======== Stored data

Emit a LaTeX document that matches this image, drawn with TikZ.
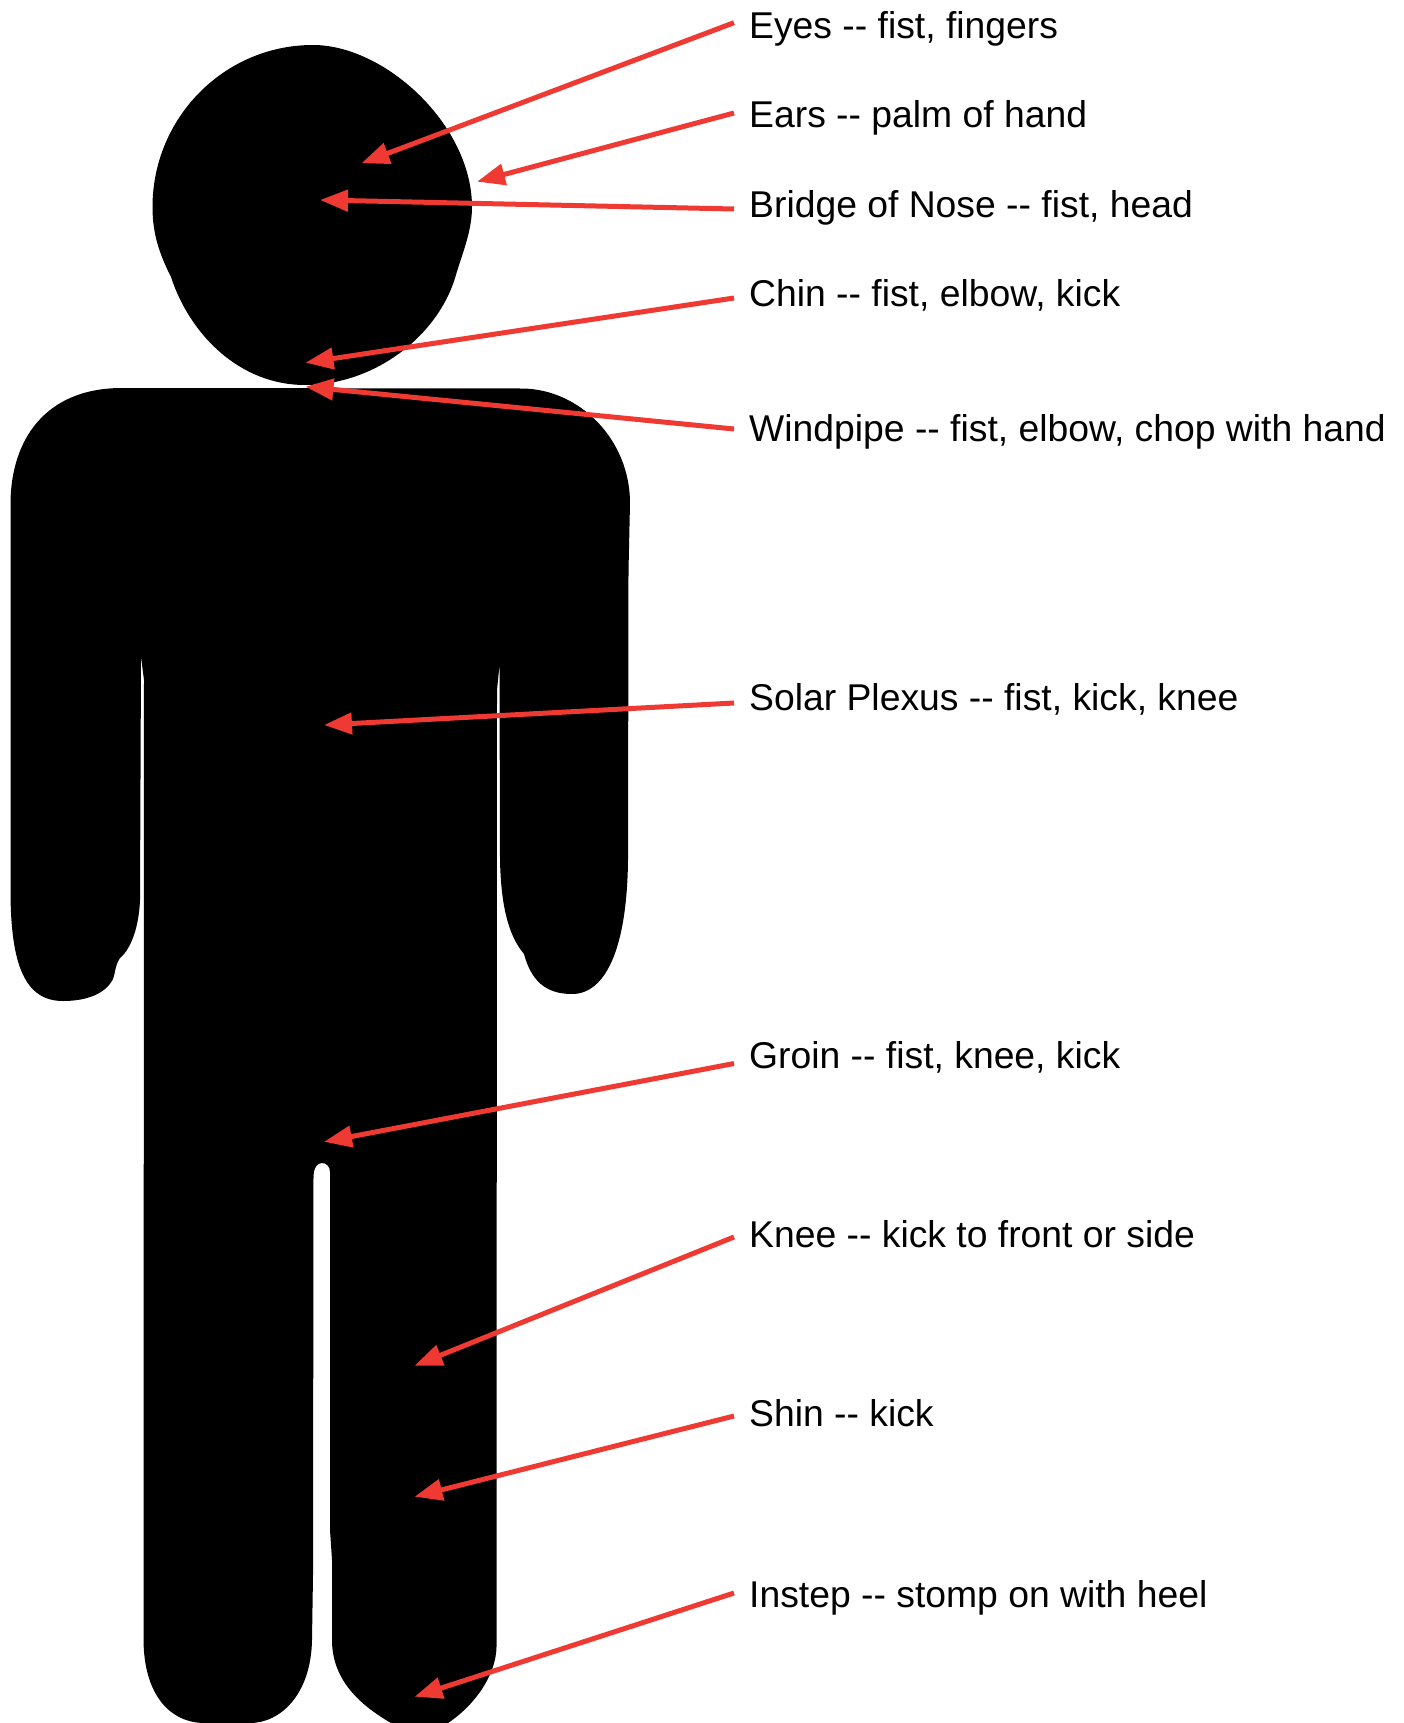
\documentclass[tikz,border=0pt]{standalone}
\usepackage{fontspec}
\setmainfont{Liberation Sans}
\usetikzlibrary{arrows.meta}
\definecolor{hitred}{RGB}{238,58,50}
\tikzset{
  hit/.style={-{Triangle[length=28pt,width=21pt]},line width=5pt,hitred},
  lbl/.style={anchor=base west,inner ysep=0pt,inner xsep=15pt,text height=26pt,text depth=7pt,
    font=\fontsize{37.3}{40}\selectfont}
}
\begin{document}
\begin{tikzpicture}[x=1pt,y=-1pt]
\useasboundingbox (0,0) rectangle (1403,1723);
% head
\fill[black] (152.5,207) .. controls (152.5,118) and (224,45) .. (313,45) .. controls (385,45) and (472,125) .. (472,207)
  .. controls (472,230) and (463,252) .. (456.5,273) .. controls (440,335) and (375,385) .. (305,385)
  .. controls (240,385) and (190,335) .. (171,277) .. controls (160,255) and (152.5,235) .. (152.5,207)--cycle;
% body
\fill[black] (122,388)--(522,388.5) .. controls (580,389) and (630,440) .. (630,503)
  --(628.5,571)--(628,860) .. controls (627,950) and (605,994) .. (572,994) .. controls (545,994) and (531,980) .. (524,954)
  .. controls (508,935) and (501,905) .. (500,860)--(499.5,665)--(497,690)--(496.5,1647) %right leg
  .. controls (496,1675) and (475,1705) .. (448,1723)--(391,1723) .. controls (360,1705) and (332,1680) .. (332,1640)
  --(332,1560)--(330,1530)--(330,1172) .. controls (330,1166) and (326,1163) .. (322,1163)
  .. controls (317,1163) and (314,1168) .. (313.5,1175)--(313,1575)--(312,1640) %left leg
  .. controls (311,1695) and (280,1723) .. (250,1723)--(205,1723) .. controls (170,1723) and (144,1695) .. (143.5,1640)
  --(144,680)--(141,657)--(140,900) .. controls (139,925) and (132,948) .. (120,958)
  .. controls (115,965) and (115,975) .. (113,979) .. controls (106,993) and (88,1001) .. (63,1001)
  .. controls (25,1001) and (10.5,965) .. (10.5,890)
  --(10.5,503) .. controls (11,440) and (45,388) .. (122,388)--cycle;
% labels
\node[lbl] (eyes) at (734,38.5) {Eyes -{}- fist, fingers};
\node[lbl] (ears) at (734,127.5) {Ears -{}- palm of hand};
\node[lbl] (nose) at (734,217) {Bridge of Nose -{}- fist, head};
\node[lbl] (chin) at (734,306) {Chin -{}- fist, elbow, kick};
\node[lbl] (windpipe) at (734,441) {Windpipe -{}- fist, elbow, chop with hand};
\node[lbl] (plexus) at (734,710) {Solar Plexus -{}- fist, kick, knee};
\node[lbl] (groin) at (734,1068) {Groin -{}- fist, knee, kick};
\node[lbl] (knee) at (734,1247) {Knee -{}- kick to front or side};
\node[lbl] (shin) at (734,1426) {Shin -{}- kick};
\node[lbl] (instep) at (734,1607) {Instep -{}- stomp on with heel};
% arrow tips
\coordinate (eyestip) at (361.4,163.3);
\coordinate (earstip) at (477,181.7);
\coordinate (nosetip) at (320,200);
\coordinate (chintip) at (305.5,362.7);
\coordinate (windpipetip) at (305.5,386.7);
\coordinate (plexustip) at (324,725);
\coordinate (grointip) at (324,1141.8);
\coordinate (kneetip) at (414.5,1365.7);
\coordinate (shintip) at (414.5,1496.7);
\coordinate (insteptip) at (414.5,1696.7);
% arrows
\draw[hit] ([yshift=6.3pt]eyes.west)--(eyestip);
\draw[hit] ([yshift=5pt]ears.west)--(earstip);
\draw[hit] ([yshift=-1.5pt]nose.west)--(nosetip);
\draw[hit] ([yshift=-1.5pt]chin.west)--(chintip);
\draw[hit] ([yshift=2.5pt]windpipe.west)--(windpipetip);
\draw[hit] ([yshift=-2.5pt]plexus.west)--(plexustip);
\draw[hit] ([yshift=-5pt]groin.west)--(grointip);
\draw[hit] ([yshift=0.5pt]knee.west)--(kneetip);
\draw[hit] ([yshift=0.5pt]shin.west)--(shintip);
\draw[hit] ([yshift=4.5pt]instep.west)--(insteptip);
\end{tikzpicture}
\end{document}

================

§ Exercise directions
How many lines of the listing above include the word "with"? State the number and nothing else.

§ Exercise response
3